Monday, October 3, 2011

A few tips to show you that HE IS INTO YOU

  • Eager to see you
  • Reluctant to leave you - M
  • Wants regular consistent contact, asks for dates
  • Interested in you and your life
  • Wants to be helpful- M
  • Is verbally and physically affectionate - M
  • Wants to be romantic and sexual with you - M
  • Texts, emails or calls regularly
  • Acts like you are very special; doesn’t really want to date others
  • If you are dating other men--willing to hang in there
  • Becoming more attentive and loving over time
  • Becoming more open to sharing his feelings and thoughts
  • Becoming more open to sharing his living space
  • Becoming more open to sharing his social life with friends and family members.
  • Saying he loves you
  • Saying he wants a future with you - M
I have marked an M next to each bullet to represent what i feel  Marshalls shows how he is into me - which is 25% of this list. At this point as woman who knows what Im looking for, why should I settle for this 25%. NO WAY.

Sunday, October 2, 2011

Hello!!!

My name is May and pretty new to this blogging stuff.  My twin sister Maddy and i decided to share our experiences on dating, relationships and falling in love.  Bare with us as we will be writing while we experience life.  Maddy has recently connected with an old fling.  


Sit back with some wine and cheese, vodka, ice cream or whatever your heart fancies.  We hope you enjoy and maybe pick up a thing or two!

Saturday, October 1, 2011

He's gone....

One day it happens.  You're happily married or in a long term relationship and the next day he's gone.  He just up and left.  All you get from him is I'm not happy, you nag me, its not you its me, blah blah blah. Now you're left with all these unexpected feelings of depression, despair and loneliness.  You cant stop crying and you feel like its the end of the world.  You're up all night wondering what you did wrong. What is a woman to do?  

Then we meet a new man and we never hear from him after the first date.  Its happened to me and to many countless other women.  What we don't realize is that its us.  It always has been us!  Somewhere along the relationship we lose ourselves and make our entire lives revolve around "him".  In all my years of dating, marriage, divorce and dating again Ive finally realize its me!  And the biggest problem is that we don't come to this realization until later on in life. Ive watched so many young women in their early 20's go from guy to guy and wonder what they're doing wrong.  But I gotta say, its not only the younger women.  I have friends in their 30s that still cant keep a man as hard as they try, he just runs away.  If they only just shut up and take a look at how they are representing themselves then maybe and mostly likely they can nab the man of their dreams!

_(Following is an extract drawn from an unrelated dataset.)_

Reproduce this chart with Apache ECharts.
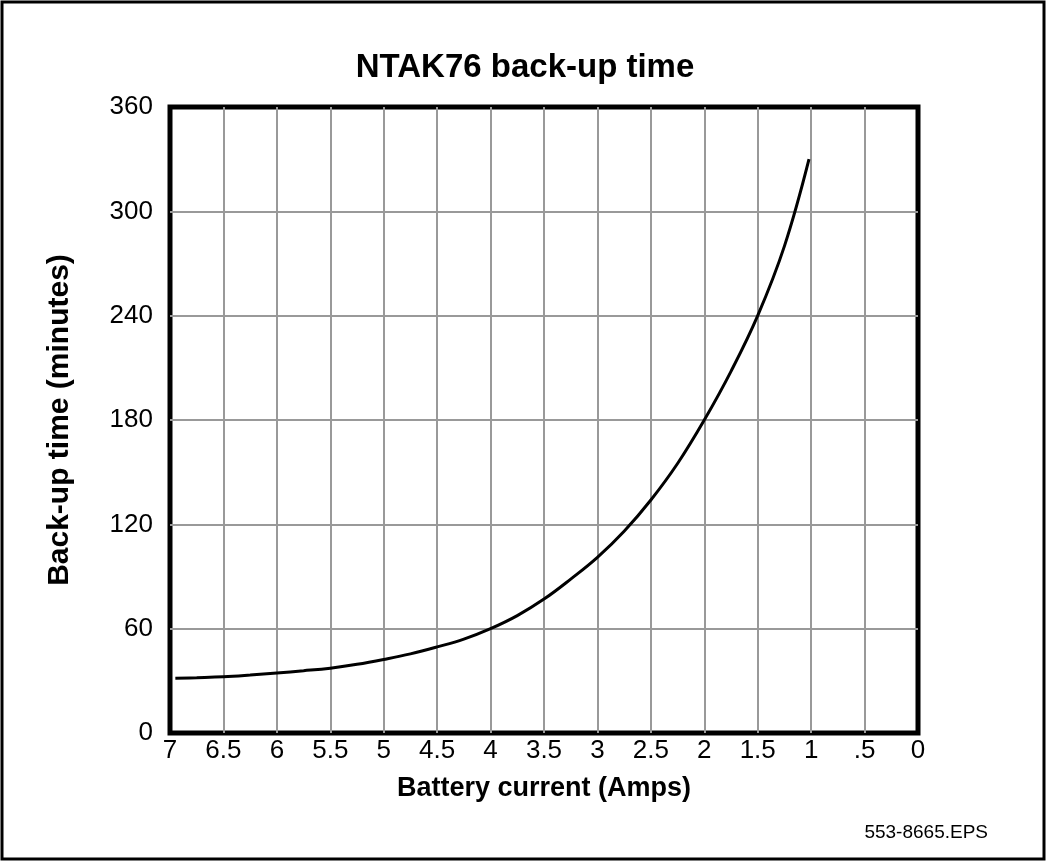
<!DOCTYPE html>
<html>
<head>
<meta charset="utf-8">
<script src="https://cdn.jsdelivr.net/npm/echarts@6/dist/echarts.min.js"></script>
<style>
    html, body { margin: 0; padding: 0; background: #fff; }
    #main { width: 1050px; height: 863px; }
</style>
</head>
<body>
<div id="main"></div>
<script>
// battery current (Amps) and back-up time (minutes)
var current = [6.95, 6.75, 6.5, 6.25, 6, 5.75, 5.5, 5.25, 5, 4.75, 4.5, 4.25, 4, 3.75, 3.5, 3.25, 3, 2.75, 2.5, 2.25, 2, 1.75, 1.5, 1.25, 1.02];
var minutes = [31.5, 31.8, 32.3, 33.3, 34.5, 35.8, 37.3, 39.5, 42.3, 45.5, 49.5, 54, 60, 67.5, 77, 88.5, 101, 116, 134, 155, 180, 208, 240, 280, 330];

var FONT = '"Liberation Sans", Arial, Helvetica, sans-serif';

var points = current.map(function (c, i) { return [c, minutes[i]]; });

var chart = echarts.init(document.getElementById('main'));
var option = {
    backgroundColor: '#fff',
    animation: false,
    title: {
        text: 'NTAK76 back-up time',
        left: 'center',
        top: 46,
        textStyle: { fontFamily: FONT, fontSize: 33, fontWeight: 'bold', color: '#000' }
    },
    grid: {
        left: 170, right: 132, top: 107, bottom: 130,
        show: true, borderColor: '#000', borderWidth: 5, backgroundColor: 'transparent'
    },
    xAxis: {
        type: 'value',
        min: 0, max: 7, interval: 0.5,
        inverse: true,
        name: 'Battery current (Amps)',
        nameLocation: 'middle',
        nameGap: 42,
        nameTextStyle: { fontFamily: FONT, fontSize: 27, fontWeight: 'bold', color: '#000' },
        axisLine: { show: false },
        axisTick: { show: false },
        axisLabel: {
            margin: 5,
            fontFamily: FONT, fontSize: 26, color: '#000',
            formatter: function (v) { return v === 0.5 ? '.5' : String(v); }
        },
        splitLine: { show: true, showMinLine: false, showMaxLine: false, lineStyle: { color: '#999', width: 2 } }
    },
    yAxis: {
        type: 'value',
        min: 0, max: 360, interval: 60,
        name: 'Back-up time (minutes)',
        nameLocation: 'middle',
        nameGap: 95,
        nameTextStyle: { fontFamily: FONT, fontSize: 30, fontWeight: 'bold', color: '#000' },
        axisLine: { show: false },
        axisTick: { show: false },
        axisLabel: { margin: 17, fontFamily: FONT, fontSize: 26, color: '#000' },
        splitLine: { show: true, showMinLine: false, showMaxLine: false, lineStyle: { color: '#999', width: 2 } }
    },
    series: [{
        type: 'line',
        data: points,
        smooth: 0.4,
        showSymbol: false,
        lineStyle: { color: '#000', width: 3 },
        z: 5
    }],
    graphic: [
        {
            type: 'rect',
            shape: { x: 2, y: 2, width: 1042, height: 857 },
            style: { fill: null, stroke: '#000', lineWidth: 3 },
            silent: true
        },
        {
            type: 'text',
            right: 62, top: 823,
            style: { text: '553-8665.EPS', font: '19px ' + FONT, fill: '#000' }
        }
    ]
};
chart.setOption(option);
</script>
</body>
</html>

So my sister and I have decided to conduct an experiment. 

Ok first a bit of background.  My twin sister Maddy, after 10 years and a gorgeous 2 year old son, is now getting a divorce.  Shes been separated for about 4 months.  Her ex walking out was a complete surprise.  As with most of us she knew there were some problems in the relationship, but she didn't think there was any reason for him to walk out. One day they had an argument and he walked out never to return. I am also married and divorced twice and now in a long term relationship.  More on that later.

On to our experiment!  So Maddy spent the better part of the summer mourning her relationship.  Ive been there so I knew how she was feeling. She didn't want to go anywhere or do anything, she couldn't concentrate.  She felt as if the world was crashing and coming to an end.  I knew she needed time but I advised her to get back to herself.  Find some hobbies, do things she likes to do.  Within the past month I noticed she was finally starting to move on and she began to feel like herself again.

Then came Marshall (name has been changed to protect his identity). Marshall was an old boyfriend my sister dated while we were in high school.  He found her on facebook and they instantly connected.  They talked all night and had a few laughs.  But what we came to realize is that 40 year old Marshall is just as much a player as the 23 year old you met at the bar Saturday night.  Cocky, arrogant, trying to impress and not listening to a word my sister said.  

He came over the next day and they even went to dinner the day after.  They kissed a little, flirted and even shared a few hugs.  

And then he disappeared......

What the hell went wrong?????  


So our experiment is not to fall in love with "Marshall" while dating him and becoming that girl we all know.  The klingy, low self esteem and needy girl that cant keep a man.  Lets call her "Petunia".